What is the source of that light within them, which refused to let them surrender, even when their bodies could bear no more? They experienced that source as something greater than any part of their own body or mind. Yet that light seemed integral to their own self-identity.
This is the evidence that led Sharansky, Valladares, Mihailov, and an unknown number of others to perceive that they in fact lived in a spiritual community larger than their own ego, a community with all other humans struggling to preserve their integrity under threat of pain, and more than that. They also experienced by a kind of connaturality a mysterious Other (incorruptible and insistent) within them, more important than their own bodies and their own temporal life.
Such persons felt inwardly that, if they were not faithful, their moral failure would matter to that Other, in a wholly different way than it would matter to their jailers. Their moral surrender would be interpreted by their jailers as yet more evidence that everybody, just like themselves, had a price at which they would surrender. In such a surrender, their own integrity would die, and so would the real presence of God.
A second bit of evidence within myself (evidence that I participate in a wholly other, inconceivable Source of light) is my own insatiable drive to ask questions. Nothing finite satisfies me. There are always more questions to be asked. No existing concept seems final. In fact, this unrelenting drive lies at the basis of the scientific impulse. But it arises also in our intellectual lives outside of the habit of science. It arises within the habit of being faithful to reason, even in areas where science itself cannot go.
Ought I to marry this particular person? Ought I to take this job, make this work the center of my life’s pursuits? Is this the right institutional home for me, the community best designed to keep me asking questions and growing morally stronger?
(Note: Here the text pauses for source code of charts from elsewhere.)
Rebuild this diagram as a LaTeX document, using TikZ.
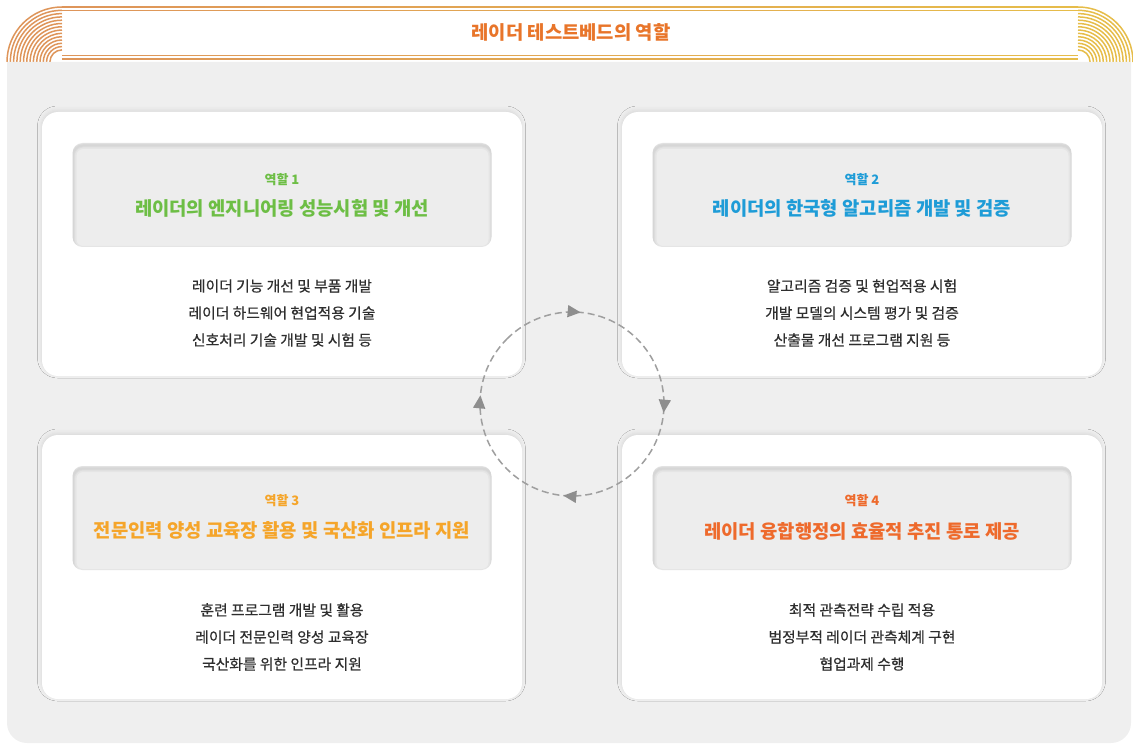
\documentclass[tikz,border=0pt]{standalone}
\usepackage{fontspec}
\setmainfont{Noto Sans CJK KR}
\newfontfamily\krmed{Noto Sans CJK KR}[FakeBold=0.5]
\usetikzlibrary{arrows.meta,decorations.markings,shadows.blur}
\definecolor{panel}{HTML}{EFEFEF}
\definecolor{inbox}{HTML}{EDEDED}
\definecolor{cgreen}{HTML}{6DBE45}
\definecolor{cblue}{HTML}{1E9CD7}
\definecolor{cyel}{HTML}{F5A52A}
\definecolor{cora}{HTML}{EE6A2C}
\definecolor{ctitle}{HTML}{E8752A}
\definecolor{cbody}{HTML}{2E2E2E}
\definecolor{lineL}{HTML}{DE955A}
\definecolor{lineR}{HTML}{E6BD4A}
\definecolor{cyc}{HTML}{8E8E8E}
\begin{document}
\begin{tikzpicture}[x=1pt,y=-1pt,
  card/.style={fill=white, rounded corners=16pt, minimum width=480pt, minimum height=264pt, inner sep=0pt,
    blur shadow={shadow xshift=-0.5pt, shadow yshift=2pt, shadow blur radius=4pt, shadow opacity=9}},
  inbox/.style={fill=inbox, rounded corners=10pt, minimum width=419pt, minimum height=104pt, inner sep=0pt,
    path picture={\foreach \w in {2,4,7}{\draw[black, opacity=.03, line width=\w pt, rounded corners=10pt]
      ([xshift=0.5pt,yshift=-2.5pt]path picture bounding box.north west) rectangle ([xshift=0.5pt,yshift=-2.5pt]path picture bounding box.south east);}}},
  rolelbl/.style={font=\fontsize{13}{15}\selectfont\bfseries, inner sep=0pt},
  roletitle/.style={font=\fontsize{18.8}{22}\selectfont\bfseries, inner sep=0pt},
  bodytxt/.style={font=\fontsize{14.8}{27}\selectfont\krmed, text=cbody, align=center, inner sep=0pt},
  arcline/.style={line width=1.5pt}
]
\useasboundingbox (0,0) rectangle (1133,746);
% title bar lines with gradient
\foreach \i in {0,...,49}{
  \pgfmathtruncatemacro\p{100-\i*2}
  \pgfmathsetmacro\xa{62+\i*20.32}
  \pgfmathsetmacro\xb{\xa+20.8}
  \draw[arcline, lineL!\p!lineR] (\xa,7) -- (\xb,7);
  \draw[arcline, lineL!\p!lineR] (\xa,10.3) -- (\xb,10.3);
  \draw[arcline, lineL!\p!lineR] (\xa,55.5) -- (\xb,55.5);
  \draw[arcline, lineL!\p!lineR] (\xa,58.8) -- (\xb,58.8);
}
% corner arcs
\foreach \k in {0,...,13}{
  \pgfmathsetmacro\r{55-3.3*\k}
  \draw[arcline, lineL] (62-\r,62) arc[start angle=180, end angle=270, radius=\r];
  \draw[arcline, lineR] (1078,62-\r) arc[start angle=270, end angle=360, radius=\r];
}
\node[font=\fontsize{18.8}{22}\selectfont\bfseries, text=ctitle, inner sep=0pt] (title) at (571,32) {레이더 테스트베드의 역할};
% panel
\fill[panel] (7,62) -- (1131,62) -- (1131,723) arc[start angle=0, end angle=90, radius=20]
  -- (27,743) arc[start angle=90, end angle=180, radius=20] -- cycle;
% cards
\node[card] (card1) at (282,244) {};
\node[card] (card2) at (862,244) {};
\node[card] (card3) at (282,567) {};
\node[card] (card4) at (862,567) {};
\node[inbox] (box1) at (282,195) {};
\node[inbox] (box2) at (862,195) {};
\node[inbox] (box3) at (282,518) {};
\node[inbox] (box4) at (862,518) {};
% role 1
\node[rolelbl, text=cgreen] (lab1) at (282,180) {역할 1};
\node[roletitle, text=cgreen] (ttl1) at (282,208) {레이더의 엔지니어링 성능시험 및 개선};
\node[bodytxt] (body1) at (282,313) {레이더 기능 개선 및 부품 개발\\레이더 하드웨어 현업적용 기술\\신호처리 기술 개발 및 시험 등};
% role 2
\node[rolelbl, text=cblue] (lab2) at (862,180) {역할 2};
\node[roletitle, text=cblue] (ttl2) at (862,208) {레이더의 한국형 알고리즘 개발 및 검증};
\node[bodytxt] (body2) at (862,313) {알고리즘 검증 및 현업적용 시험\\개발 모델의 시스템 평가 및 검증\\산출물 개선 프로그램 지원 등};
% role 3
\node[rolelbl, text=cyel] (lab3) at (282,501) {역할 3};
\node[roletitle, text=cyel] (ttl3) at (282,530) {전문인력 양성 교육장 활용 및 국산화 인프라 지원};
\node[bodytxt] (body3) at (282,637) {훈련 프로그램 개발 및 활용\\레이더 전문인력 양성 교육장\\국산화를 위한 인프라 지원};
% role 4
\node[rolelbl, text=cora] (lab4) at (862,501) {역할 4};
\node[roletitle, text=cora] (ttl4) at (862,531) {레이더 융합행정의 효율적 추진 통로 제공};
\node[bodytxt] (body4) at (862,637) {최적 관측전략 수립 적용\\범정부적 레이더 관측체계 구현\\협업과제 수행};
% cycle
\coordinate (cyccenter) at (572,404);
\draw[cyc!85, line width=1.5pt, dash pattern=on 7pt off 4pt, postaction={decorate},
  decoration={markings,
    mark=at position 0.14 with {\arrow[cyc, solid]{Triangle[length=13pt,width=12pt]}},
    mark=at position 0.39 with {\arrow[cyc, solid]{Triangle[length=13pt,width=12pt]}},
    mark=at position 0.64 with {\arrow[cyc, solid]{Triangle[length=13pt,width=12pt]}},
    mark=at position 0.89 with {\arrow[cyc, solid]{Triangle[length=13pt,width=12pt]}}}]
  (cyccenter) ++(-135:92) arc[start angle=-135, end angle=225, radius=92];
\end{tikzpicture}
\end{document}
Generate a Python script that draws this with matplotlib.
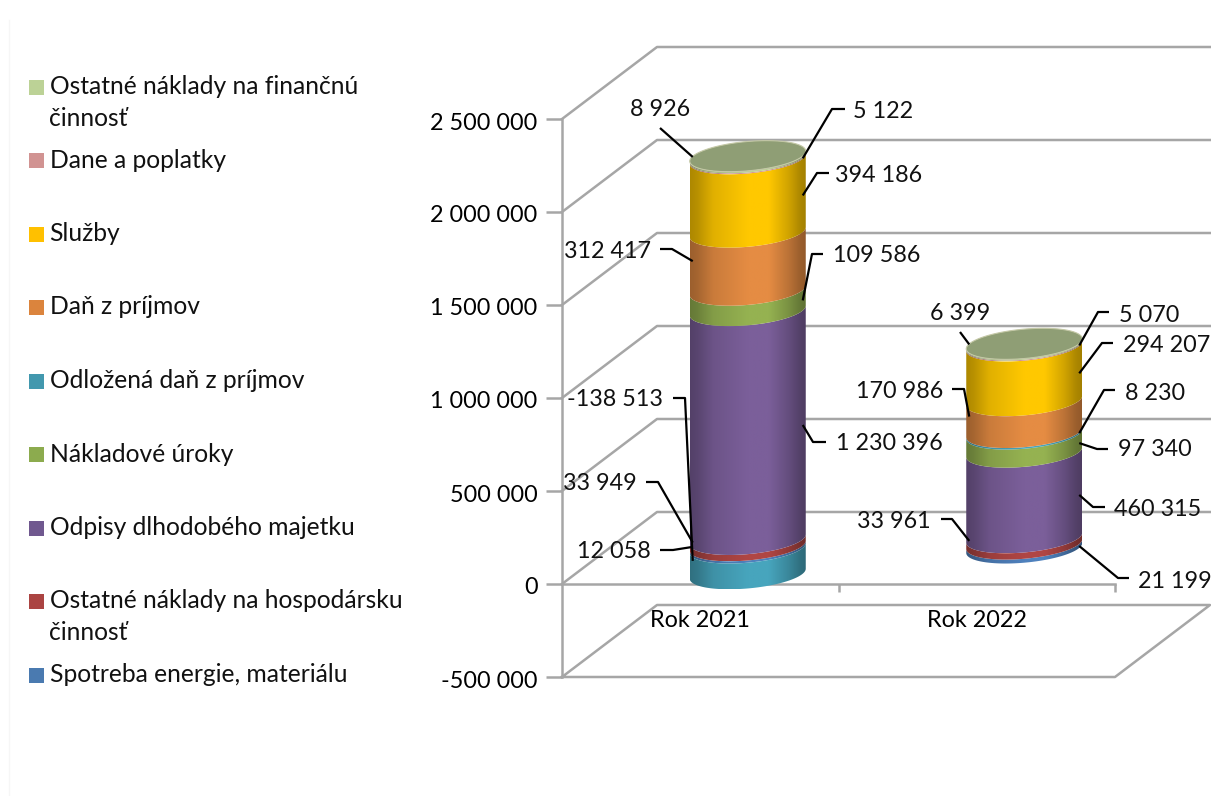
import numpy as np
import matplotlib
matplotlib.use('Agg')
import matplotlib.pyplot as plt
from matplotlib.patches import Polygon, Rectangle
from matplotlib.transforms import ScaledTranslation

plt.rcParams['font.family'] = ['Lato', 'DejaVu Sans']
FS = 16.8
FS_LEG = 17.7

# data
categories = ['Rok 2021', 'Rok 2022']
spotreba = [12058, 21199]
ostatne_hosp = [33949, 33961]
odpisy = [1230396, 460315]
uroky = [109586, 97340]
odlozena = [-138513, 8230]
dan = [312417, 170986]
sluzby = [394186, 294207]
dane = [5122, 5070]
ostatne_fin = [8926, 6399]

series = [spotreba, ostatne_hosp, odpisy, uroky, odlozena, dan, sluzby, dane, ostatne_fin]
colors = ['#4f81bd', '#b04644', '#7b5f9a', '#95b251', '#47a5bd', '#e58c43', '#ffc800', '#d19392', '#bcd296']
legend_colors = ['#4a7ab0', '#ab4442', '#70588f', '#8cab4e', '#4298ae', '#db843d', '#ffc000', '#d19392', '#bcd296']
legend_labels = ['Spotreba energie, materiálu', 'Ostatné náklady na hospodársku\nčinnosť',
                 'Odpisy dlhodobého majetku', 'Nákladové úroky', 'Odložená daň z príjmov',
                 'Daň z príjmov', 'Služby', 'Dane a poplatky', 'Ostatné náklady na finančnú\nčinnosť']
yticks = [-500000, 0, 500000, 1000000, 1500000, 2000000, 2500000]

W, H = 1211, 796
GREY = '#a6a6a6'
LW = 1.8

fig = plt.figure(figsize=(W / 100, H / 100), dpi=100)
ax = fig.add_axes([562 / W, (H - 677) / H, 553 / W, 558 / H])
ax.set_xlim(0, 2)
ax.set_ylim(-500000, 2500000)

# one px in data units
PX_X = 2 / 553
PX_Y = 3000000 / 558
DEPTH_X = 95 * PX_X
DEPTH_Y = 72 * PX_Y
A = 58 * PX_X     # half width of cylinder
B = 14.7 * PX_Y   # half height of ellipse
S = 5 * PX_Y      # tilt of ellipse


def fmt(v):
    return f'{v:,.0f}'.replace(',', ' ')


def center(i, v):
    return i + 0.5 + DEPTH_X / 2, v + DEPTH_Y / 2


def ellipse(i, v, t):
    cx, cy = center(i, v)
    return cx + A * np.cos(t), cy + S * np.cos(t) + B * np.sin(t)


def shade(col):
    t = np.linspace(0, 1, 200)
    f = np.interp(t, [0, .06, .2, .5, .68, .85, .95, 1], [.68, .72, .88, 1, 1, .82, .68, .64])
    rgb = np.array(matplotlib.colors.to_rgb(col))
    return (f[:, None] * rgb)[None, :, :]


def segment(i, v0, v1, col):
    t = np.linspace(np.pi, 2 * np.pi, 80)
    x0, y0 = ellipse(i, v0, t)
    x1, y1 = ellipse(i, v1, t)
    pts = np.r_[np.c_[x0, y0], np.c_[x1, y1][::-1]]
    cx = center(i, 0)[0]
    ylo, yhi = pts[:, 1].min(), pts[:, 1].max()
    im = ax.imshow(shade(col), extent=[cx - A, cx + A, ylo, yhi], aspect='auto', zorder=4, interpolation='bilinear')
    im.set_clip_path(Polygon(pts, transform=ax.transData))


# walls and floor
for v in yticks[1:]:
    ax.plot([0, DEPTH_X, 2 + DEPTH_X], [v, v + DEPTH_Y, v + DEPTH_Y], color=GREY, lw=LW, clip_on=False, zorder=1)
ax.plot([0, DEPTH_X, 2 + DEPTH_X, 2, 0], [-500000, -500000 + DEPTH_Y, -500000 + DEPTH_Y, -500000, -500000],
        color=GREY, lw=LW, clip_on=False, zorder=1)

# axes
for s in ['top', 'right']:
    ax.spines[s].set_visible(False)
ax.spines['left'].set_color(GREY)
ax.spines['left'].set_linewidth(LW)
ax.spines['bottom'].set_color(GREY)
ax.spines['bottom'].set_linewidth(LW)
ax.spines['bottom'].set_position(('data', 0))
ax.set_yticks(yticks, [fmt(v) for v in yticks], fontsize=FS)
ax.tick_params(axis='y', length=11.5, width=LW, color=GREY, pad=6)
for lab in ax.get_yticklabels():
    lab.set_transform(lab.get_transform() + ScaledTranslation(0, -2 / 100, fig.dpi_scale_trans))
ax.set_xticks([1, 2], ['', ''])
ax.tick_params(axis='x', which='major', length=6, width=LW, color=GREY)
ax.set_xticks([0.5, 1.5], categories, minor=True, fontsize=FS)
ax.tick_params(axis='x', which='minor', length=0, pad=18.5)
ax.patch.set_alpha(0)

# cylinders
for i in range(2):
    pos = 0
    for vals, col in zip(series, colors):
        v = vals[i]
        if v < 0:
            segment(i, v, 0, col)
        else:
            segment(i, pos, pos + v, col)
            pos += v
    t = np.linspace(0, 2 * np.pi, 160)
    x, y = ellipse(i, pos, t)
    ax.fill(x, y, facecolor='#8f9e75', edgecolor='#c4c8a6', lw=0.8, zorder=5)
ax.set_xlim(0, 2)
ax.set_ylim(-500000, 2500000)

# overlay in pixel coordinates for legend and data labels
pix = fig.add_axes([0, 0, 1, 1], zorder=10)
pix.set_xlim(0, W)
pix.set_ylim(H, 0)
pix.axis('off')
pix.plot([8.5, 8.5], [20, H], color='#f6f6f6', lw=1)

# legend, top entry first
for n in range(9):
    yc = 87 + n * 73.5
    idx = 8 - n
    pix.add_patch(Rectangle((29, yc - 7.5), 15, 15, facecolor=legend_colors[idx], edgecolor='none'))
    pix.text(49.5, yc - 12, legend_labels[idx], fontsize=FS_LEG, va='top', ha='left', linespacing=1.45, color='#111111')

# series, category, side, text x, text y, ha, elbow and start of the leader
leaders = [
    (8, 0, -1, 660, 110, 'center', [(660, 128)]),
    (7, 0, 1, 853, 112, 'left', [(832, 109), (845, 109)]),
    (6, 0, 1, 835, 175, 'left', [(817, 173), (829, 173)]),
    (5, 0, -1, 651, 251, 'right', [(672, 249), (660, 249)]),
    (3, 0, 1, 833, 255, 'left', [(812, 254), (823, 254)]),
    (4, 0, -1, 663, 400, 'right', [(685, 398), (673, 398)]),
    (2, 0, 1, 836, 444, 'left', [(813, 442), (826, 442)]),
    (1, 0, -1, 637, 484, 'right', [(658, 482), (646, 482)]),
    (0, 0, -1, 651, 552, 'right', [(673, 550), (660, 550)]),
    (8, 1, -1, 960, 314, 'center', [(960, 332)]),
    (7, 1, 1, 1119, 315, 'left', [(1098, 312), (1109, 312)]),
    (6, 1, 1, 1123, 345, 'left', [(1102, 343), (1113, 343)]),
    (5, 1, -1, 943, 391, 'right', [(964, 389), (952, 389)]),
    (4, 1, 1, 1125, 393, 'left', [(1104, 390), (1115, 390)]),
    (3, 1, 1, 1118, 450, 'left', [(1097, 449), (1108, 449)]),
    (2, 1, 1, 1114, 509, 'left', [(1093, 507), (1105, 507)]),
    (1, 1, -1, 931, 521, 'right', [(952, 519), (941, 519)]),
    (0, 1, 1, 1138, 582, 'left', [(1118, 578), (1129, 578)]),
]

for sn, i, side, tx, ty, ha, path in leaders:
    val = series[sn][i]
    if val < 0:
        mid = val / 2
    else:
        below = sum(s[i] for s in series[:sn] if s[i] > 0)
        mid = below + val / 2
    cx, cy = center(i, mid)
    a = ax.transData.transform((cx + side * (A - 3 * PX_X), cy))
    a = pix.transData.inverted().transform(a)
    pts = [tuple(a)] + path
    pix.plot([p[0] for p in pts], [p[1] for p in pts], color='black', lw=1.6, solid_capstyle='butt')
    pix.text(tx, ty, fmt(val), fontsize=FS, ha=ha, va='center', color='#111111')

fig.savefig('out.png', dpi=100)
One can make such choices intelligently, with good reasons. On the other hand, one may fail to anticipate realistically later twists of fortune. Later, one can blame oneself for having been more blind than one ought to have been. One can deeply regret past choices. In brief, science itself is not the only use for reason; in practical life, reason is also extremely important.
Here, some philosophers observe that people deploying practical reason live as if in the presence of an objective Observer. This Observer cannot be deceived by a person’s own self-deceptions. This Observer keeps pushing one to become more honest with oneself. And this Observer is not “out there,” but within. This Observer is sentinel not only over our scientific reasoning, but also our practical reasoning.
This, too, is evidence that we live in God, and He in us, at the very center of our identity. Within us is the Light, Judge, Merciful One, Brother, Inspirer, Prodder, Driver at the heart of our existence. Without becoming aware of this dimension of our own honesty and unlimited drive to understand, we cannot properly understand ourselves. We think ourselves smaller than we are.
“I searched for Thee everywhere, my God,” wrote St. Augustine in his mature, pagan, often profligate years. “When I found Thee, Thou wert within.” And later: “Thou wert closer to me than I to myself.”
The New Agnostic may not know, not yet, but a great, great number of us do know – yes, know – that the best drives within us do not come from our finite, sensory selves. We participate in them as an inner light all unbidden. Sometimes even as a torment. These inner drives are much greater than ourselves. They teach us that we are open to the Infinite.